-- DATA start --
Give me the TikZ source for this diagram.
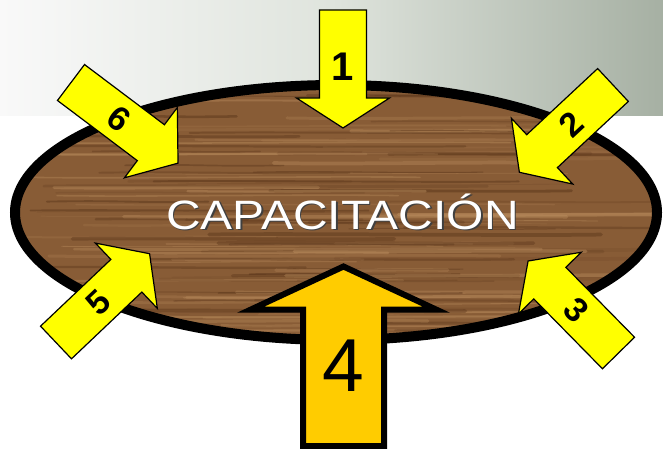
\documentclass[tikz,border=0pt]{standalone}
\usepackage{fontspec}
\setmainfont{Liberation Sans}
\usetikzlibrary{positioning}
\definecolor{bandlight}{RGB}{249,249,249}
\definecolor{bandmid}{RGB}{223,228,221}
\definecolor{banddark}{RGB}{166,176,163}
\definecolor{woodbase}{RGB}{136,92,54}
\definecolor{wooddark}{RGB}{84,48,22}
\definecolor{woodlight}{RGB}{192,146,98}
\definecolor{arrowyellow}{RGB}{255,255,0}
\definecolor{arrowgold}{RGB}{255,204,0}

\begin{document}
\begin{tikzpicture}[
  x=1pt, y=-1pt,
  yarrow/.style={fill=arrowyellow, draw=black, line width=1.2pt, line join=miter},
  bigarrow/.style={fill=arrowgold, draw=black, line width=6pt, line join=miter},
  digit/.style={inner sep=0pt, font=\fontsize{34}{34}\selectfont\bfseries},
  title/.style={inner sep=0pt, font=\fontsize{41}{41}\selectfont},
  rim/.style={draw=black, line width=10pt},
]
\useasboundingbox (0,0) rectangle (663,449);

% ---- grey band at the top ----
\shade[left color=bandlight, right color=banddark, middle color=bandmid]
  (0,0) rectangle (663,116);

% ---- wooden ellipse ----
\begin{scope}
  \clip (336,212.5) ellipse [x radius=321pt, y radius=127.5pt];
  \fill[woodbase] (0,80) rectangle (663,345);
  \pgfmathsetseed{23}
  \foreach \k in {0,...,139}{
    \pgfmathsetmacro{\yy}{82+262*rnd}
    \pgfmathsetmacro{\op}{0.1+0.35*rnd}
    \pgfmathsetmacro{\lw}{0.6+3.2*rnd}
    \pgfmathsetmacro{\xa}{10+400*rnd}
    \pgfmathsetmacro{\xb}{\xa+150+350*rnd}
    \ifodd\k
      \draw[woodlight, line width=\lw pt, opacity=\op, line cap=round]
        (\xa,\yy) .. controls (\xa+80,\yy+1.5) and (\xb-80,\yy-1.5) .. (\xb,\yy);
    \else
      \draw[wooddark, line width=\lw pt, opacity=\op, line cap=round]
        (\xa,\yy) .. controls (\xa+80,\yy-1.5) and (\xb-80,\yy+1.5) .. (\xb,\yy);
    \fi
  }
\end{scope}
\draw[rim] (336,212.5) ellipse [x radius=321pt, y radius=127.5pt];

% ---- title with shadow ----
\node[title, text=black!75] (shadow) at (344,213) {\scalebox{1.17}[1]{CAPACITACIÓN}};
\node[title, text=white] (cap) at (342.5,211.5) {\scalebox{1.17}[1]{CAPACITACIÓN}};

% ---- arrow 1 (top) ----
\begin{scope}[shift={(343,10)}, rotate=-90]
  \draw[yarrow] (0,23.5) -- (88,23.5) -- (88,46.5) -- (118,0) -- (88,-46.5)
    -- (88,-23.5) -- (0,-23.5) -- cycle;
  \node[digit, font=\fontsize{40}{40}\selectfont\bfseries] (n1) at (57,0) {1};
\end{scope}

% ---- arrow 2 (upper right) ----
\begin{scope}[shift={(613,85)}, rotate=-137]
  \draw[yarrow] (0,22.5) -- (97,22.5) -- (97,45) -- (128,0) -- (97,-45)
    -- (97,-22.5) -- (0,-22.5) -- cycle;
  \node[digit, rotate=43] (n2) at (57,0) {2};
\end{scope}

% ---- arrow 3 (lower right) ----
\begin{scope}[shift={(618.5,353)}, rotate=134.5]
  \draw[yarrow] (0,22.5) -- (98,22.5) -- (98,44) -- (129,0) -- (98,-44)
    -- (98,-22.5) -- (0,-22.5) -- cycle;
  \node[digit, rotate=-45.5] (n3) at (60,0) {3};
\end{scope}

% ---- arrow 5 (lower left) ----
\begin{scope}[shift={(56,342.5)}, rotate=43.5]
  \draw[yarrow] (0,22.5) -- (97,22.5) -- (97,45) -- (129,0) -- (97,-45)
    -- (97,-22.5) -- (0,-22.5) -- cycle;
  \node[digit, rotate=43.5] (n5) at (58,0) {5};
\end{scope}

% ---- arrow 6 (upper left) ----
\begin{scope}[shift={(71,82.5)}, rotate=-37]
  \draw[yarrow] (0,22.5) -- (100,22.5) -- (100,44) -- (134,0) -- (100,-44)
    -- (100,-22.5) -- (0,-22.5) -- cycle;
  \node[digit, rotate=-37] (n6) at (60,0) {6};
\end{scope}

% ---- big arrow 4 (bottom) ----
\draw[bigarrow] (303,446) -- (303,309.5) -- (251,309.5) -- (343.5,266.5)
  -- (436,309.5) -- (384,309.5) -- (384,446) -- cycle;
\node[inner sep=0pt, font=\fontsize{75}{75}\selectfont] (n4) at (343.5,366) {4};

\end{tikzpicture}
\end{document}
-- DATA end --
*EXERCISE GOAL:* From start to finish, output the listing exactly, but omit its pictures.

*FINISHED ANSWER:*
Give me the TikZ source for this diagram.
\documentclass[tikz,border=0pt]{standalone}
\usepackage{fontspec}
\setmainfont{Liberation Sans}
\usetikzlibrary{positioning}
\definecolor{bandlight}{RGB}{249,249,249}
\definecolor{bandmid}{RGB}{223,228,221}
\definecolor{banddark}{RGB}{166,176,163}
\definecolor{woodbase}{RGB}{136,92,54}
\definecolor{wooddark}{RGB}{84,48,22}
\definecolor{woodlight}{RGB}{192,146,98}
\definecolor{arrowyellow}{RGB}{255,255,0}
\definecolor{arrowgold}{RGB}{255,204,0}

\begin{document}
\begin{tikzpicture}[
  x=1pt, y=-1pt,
  yarrow/.style={fill=arrowyellow, draw=black, line width=1.2pt, line join=miter},
  bigarrow/.style={fill=arrowgold, draw=black, line width=6pt, line join=miter},
  digit/.style={inner sep=0pt, font=\fontsize{34}{34}\selectfont\bfseries},
  title/.style={inner sep=0pt, font=\fontsize{41}{41}\selectfont},
  rim/.style={draw=black, line width=10pt},
]
\useasboundingbox (0,0) rectangle (663,449);

% ---- grey band at the top ----
\shade[left color=bandlight, right color=banddark, middle color=bandmid]
  (0,0) rectangle (663,116);

% ---- wooden ellipse ----
\begin{scope}
  \clip (336,212.5) ellipse [x radius=321pt, y radius=127.5pt];
  \fill[woodbase] (0,80) rectangle (663,345);
  \pgfmathsetseed{23}
  \foreach \k in {0,...,139}{
    \pgfmathsetmacro{\yy}{82+262*rnd}
    \pgfmathsetmacro{\op}{0.1+0.35*rnd}
    \pgfmathsetmacro{\lw}{0.6+3.2*rnd}
    \pgfmathsetmacro{\xa}{10+400*rnd}
    \pgfmathsetmacro{\xb}{\xa+150+350*rnd}
    \ifodd\k
      \draw[woodlight, line width=\lw pt, opacity=\op, line cap=round]
        (\xa,\yy) .. controls (\xa+80,\yy+1.5) and (\xb-80,\yy-1.5) .. (\xb,\yy);
    \else
      \draw[wooddark, line width=\lw pt, opacity=\op, line cap=round]
        (\xa,\yy) .. controls (\xa+80,\yy-1.5) and (\xb-80,\yy+1.5) .. (\xb,\yy);
    \fi
  }
\end{scope}
\draw[rim] (336,212.5) ellipse [x radius=321pt, y radius=127.5pt];

% ---- title with shadow ----
\node[title, text=black!75] (shadow) at (344,213) {\scalebox{1.17}[1]{CAPACITACIÓN}};
\node[title, text=white] (cap) at (342.5,211.5) {\scalebox{1.17}[1]{CAPACITACIÓN}};

% ---- arrow 1 (top) ----
\begin{scope}[shift={(343,10)}, rotate=-90]
  \draw[yarrow] (0,23.5) -- (88,23.5) -- (88,46.5) -- (118,0) -- (88,-46.5)
    -- (88,-23.5) -- (0,-23.5) -- cycle;
  \node[digit, font=\fontsize{40}{40}\selectfont\bfseries] (n1) at (57,0) {1};
\end{scope}

% ---- arrow 2 (upper right) ----
\begin{scope}[shift={(613,85)}, rotate=-137]
  \draw[yarrow] (0,22.5) -- (97,22.5) -- (97,45) -- (128,0) -- (97,-45)
    -- (97,-22.5) -- (0,-22.5) -- cycle;
  \node[digit, rotate=43] (n2) at (57,0) {2};
\end{scope}

% ---- arrow 3 (lower right) ----
\begin{scope}[shift={(618.5,353)}, rotate=134.5]
  \draw[yarrow] (0,22.5) -- (98,22.5) -- (98,44) -- (129,0) -- (98,-44)
    -- (98,-22.5) -- (0,-22.5) -- cycle;
  \node[digit, rotate=-45.5] (n3) at (60,0) {3};
\end{scope}

% ---- arrow 5 (lower left) ----
\begin{scope}[shift={(56,342.5)}, rotate=43.5]
  \draw[yarrow] (0,22.5) -- (97,22.5) -- (97,45) -- (129,0) -- (97,-45)
    -- (97,-22.5) -- (0,-22.5) -- cycle;
  \node[digit, rotate=43.5] (n5) at (58,0) {5};
\end{scope}

% ---- arrow 6 (upper left) ----
\begin{scope}[shift={(71,82.5)}, rotate=-37]
  \draw[yarrow] (0,22.5) -- (100,22.5) -- (100,44) -- (134,0) -- (100,-44)
    -- (100,-22.5) -- (0,-22.5) -- cycle;
  \node[digit, rotate=-37] (n6) at (60,0) {6};
\end{scope}

% ---- big arrow 4 (bottom) ----
\draw[bigarrow] (303,446) -- (303,309.5) -- (251,309.5) -- (343.5,266.5)
  -- (436,309.5) -- (384,309.5) -- (384,446) -- cycle;
\node[inner sep=0pt, font=\fontsize{75}{75}\selectfont] (n4) at (343.5,366) {4};

\end{tikzpicture}
\end{document}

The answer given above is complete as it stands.